Whose results are these? Feel free to post your guesses in the comments section below. I'll reveal the answer and make the sample available online in a couple of days.
Eurogenes K15 results
4 Ancestors Oracle results
1 MA-1+Tabassaran+Tabassaran+Tabassaran @ 7.771513
2 Kalash+MA-1+Tabassaran+Tabassaran @ 7.785069
3 Lezgin+MA-1+Tabassaran+Tabassaran @ 7.960974
4 Kalash+Lezgin+MA-1+Tabassaran @ 7.96793
5 Kalash+Kalash+MA-1+Tabassaran @ 8.119039
Update 27/08/2014: OK, the sample is a composite of two Lezgins, a people from the Northeast Caucasus, and two Ancient North Eurasian (ANE) genomes from Upper Paleolithic Siberia: Mal'ta boy or MA-1 and Afontova Gora-2 or AG-2. It can be downloaded here.
I chose these two Lezgins because they showed higher than average levels of ANE ancestry (well over 30% in most tests). Basically, I wanted to see where a Lezgin-like individual with unusually high ANE, as well as a dab of WHG, would land on a Principal Component Analysis (PCA) or genetic map of West Eurasia. That's because I now believe that a population like this played a key role in the formation of the modern European gene pool during the early metal ages.
My rough estimate is that the composite genome is around 50% ANE, around 40% early European farmer (EEF), and a few per cent Western European hunter-gatherer (WHG).
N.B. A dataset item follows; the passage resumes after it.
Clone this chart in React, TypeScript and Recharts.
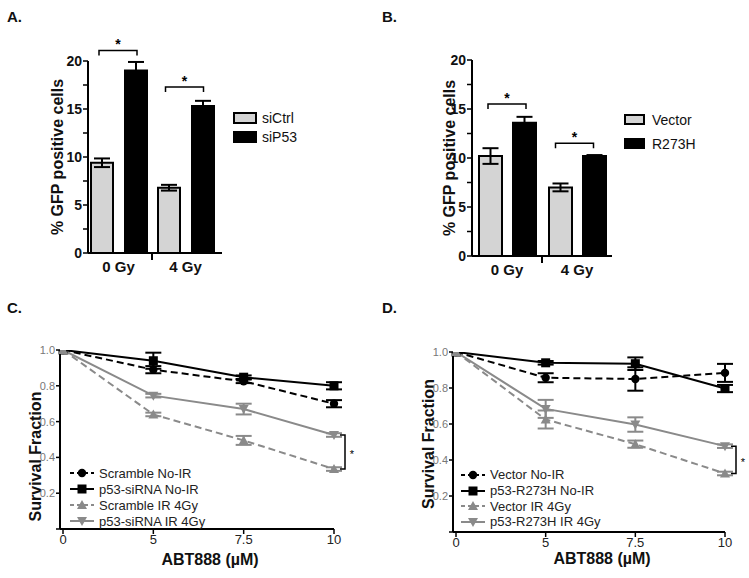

For a detailed description of these three ancestral components see here.
The outcome is very interesting, because it puts the composite more or less between the Maris and North Caucasians, which roughly translates to the Russo-Kazakh border. This is an area generally accepted to be part of the Proto-Indo-European (PIE) homeland, and fits with a recent theory that populations expanding from this region after the Neolithic might be responsible for the widespread occurrence of ANE across Europe today (see here).
However, formal statistics, rather than PCA, are the favored method for studying ancient genomes in scientific literature. So I thought I'd run f3 and D-statistics to see whether this composite was indeed the closest thing to a PIE individual in my dataset.
I picked a set of French samples as the test group, and chose French Basques as the main reference group, alongside the composite and a variety of populations that are documented or suspected of carrying high levels of ANE. The assumption I made was that the French used to be like the French Basques, their non-Indo-European neighbors, before someone pushed in from the east and changed both their language and genomes.
The results can be seen in the spreadsheet below. Please note, if the f3-statistic is negative, then the target group is assumed to be admixed. Moreover, if the D-statistic Z-score is positive, then the gene flow occurred either between W and Y or X and Z. If the Z-score is negative, then the gene flow occurred either between W and Z or X and Y.